### Stated exercise
Look through the entries below and report how many lines hold the string "this". Only the number is wanted.

### Task inputs
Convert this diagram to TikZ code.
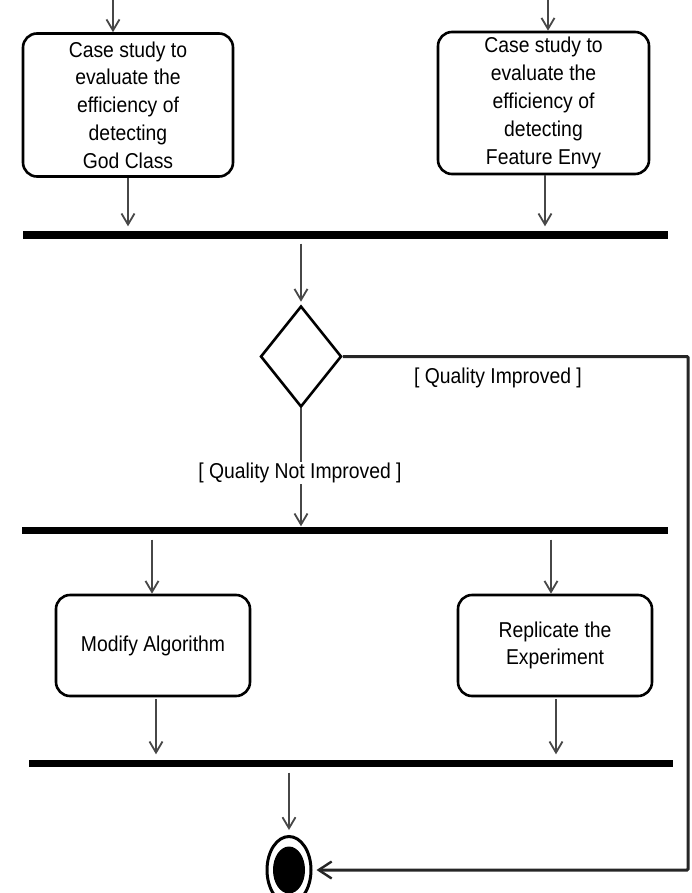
\documentclass[tikz,border=0pt]{standalone}
\usepackage{fontspec}
\setmainfont{Liberation Sans}[FakeStretch=0.9]
\usetikzlibrary{arrows.meta,shapes.geometric}

\begin{document}
\begin{tikzpicture}[x=1pt,y=-1pt,
  activity/.style={draw, line width=2.6pt, rounded corners=14pt, align=center,
    inner sep=0pt, font=\fontsize{21.5}{27.8}\selectfont},
  syncbar/.style={fill=black, inner sep=0pt, minimum height=7pt},
  flow/.style={draw=black!72, line width=1.4pt,
    -{Straight Barb[length=11pt,width=13pt,line width=1.8pt]}},
  backflow/.style={draw=black!85, line width=3pt, rounded corners=1pt,
    -{Straight Barb[length=13pt,width=17pt,line width=2.4pt]}},
  guard/.style={font=\fontsize{21.5}{24}\selectfont, inner sep=1pt},
]
\useasboundingbox (0,0) rectangle (691,893);
\clip (0,0) rectangle (691,893);

% activities
\node[activity, minimum width=210pt, minimum height=143pt] (godclass) at (128,105)
  {Case study to\\evaluate the\\efficiency of\\detecting\\God Class};
\node[activity, minimum width=211pt, minimum height=142pt] (envy) at (543.5,103)
  {Case study to\\evaluate the\\efficiency of\\detecting\\Feature Envy};
\node[activity, minimum width=194pt, minimum height=101pt] (modify) at (153,645.5)
  {Modify Algorithm};
\node[activity, minimum width=194pt, minimum height=101pt] (replicate) at (555,645.5)
  {Replicate the\\Experiment};

% synchronisation bars
\node[syncbar, minimum width=645pt] (join1) at (345.5,235) {};
\node[syncbar, minimum width=646pt] (fork2) at (345,530) {};
\node[syncbar, minimum width=644pt] (join3) at (351,763) {};

% decision
\node[diamond, draw, line width=2.6pt, inner sep=0pt,
  minimum width=81pt, minimum height=101pt] (decide) at (301,356.5) {};

% final node
\node[ellipse, draw, line width=3pt, inner sep=0pt,
  minimum width=44pt, minimum height=67pt] (final) at (289,870) {};
\node[ellipse, fill=black, inner sep=0pt,
  minimum width=32pt, minimum height=47pt] (finaldot) at (289,870) {};

% incoming flows from above
\coordinate (in1) at (113,0);
\coordinate (in2) at (548,0);
\draw[flow] (in1) -- (in1 |- godclass.north);
\draw[flow] (in2) -- (in2 |- envy.north);

% into the first join
\coordinate (x1) at (128,0);
\coordinate (x2) at (545,0);
\draw[flow, shorten >=5pt] (x1 |- godclass.south) -- (x1 |- join1.north);
\draw[flow, shorten >=5pt] (x2 |- envy.south) -- (x2 |- join1.north);

% join to decision
\draw[flow, shorten <=5pt, shorten >=3pt] (join1.south -| decide.north) -- (decide.north);

% quality not improved
\draw[flow] (decide.south) -- (decide.south |- fork2.north);
\node[guard, fill=white] (notimproved) at (300,473) {[ Quality Not Improved ]};

% quality improved: straight to the end
\coordinate (rt) at (688,356.5);
\draw[backflow, shorten >=4pt] (decide.east) -- (rt) |- (final.east);
\node[guard] (improved) at (498,378) {[ Quality Improved ]};

% fork to activities
\coordinate (x3) at (152,0);
\coordinate (x4) at (551,0);
\draw[flow, shorten <=6pt] (x3 |- fork2.south) -- (x3 |- modify.north);
\draw[flow, shorten <=6pt] (x4 |- fork2.south) -- (x4 |- replicate.north);

% activities to last join
\coordinate (x5) at (156,0);
\coordinate (x6) at (556,0);
\draw[flow, shorten <=2pt, shorten >=5pt] (x5 |- modify.south) -- (x5 |- join3.north);
\draw[flow, shorten <=2pt, shorten >=5pt] (x6 |- replicate.south) -- (x6 |- join3.north);

% last join to final node
\draw[flow, shorten <=6pt, shorten >=5pt] (join3.south -| final.north) -- (final.north);
\end{tikzpicture}
\end{document}
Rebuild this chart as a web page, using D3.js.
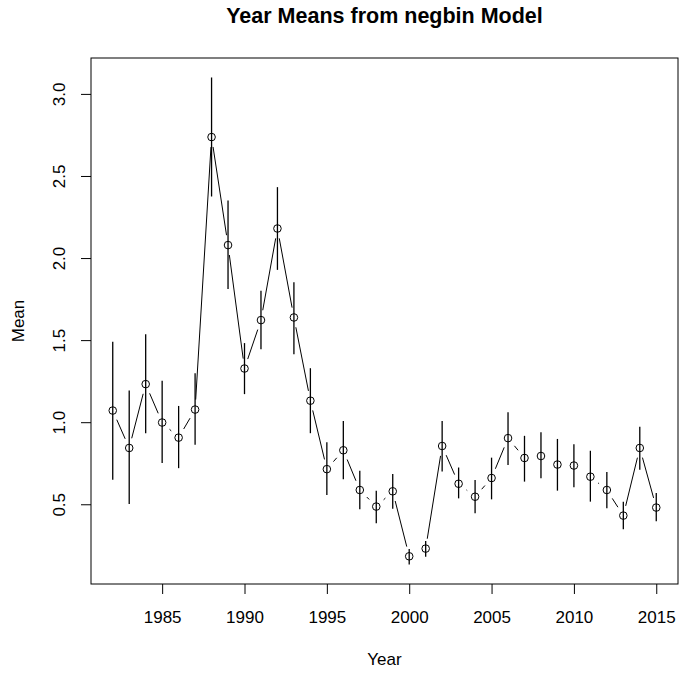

### Written solution
2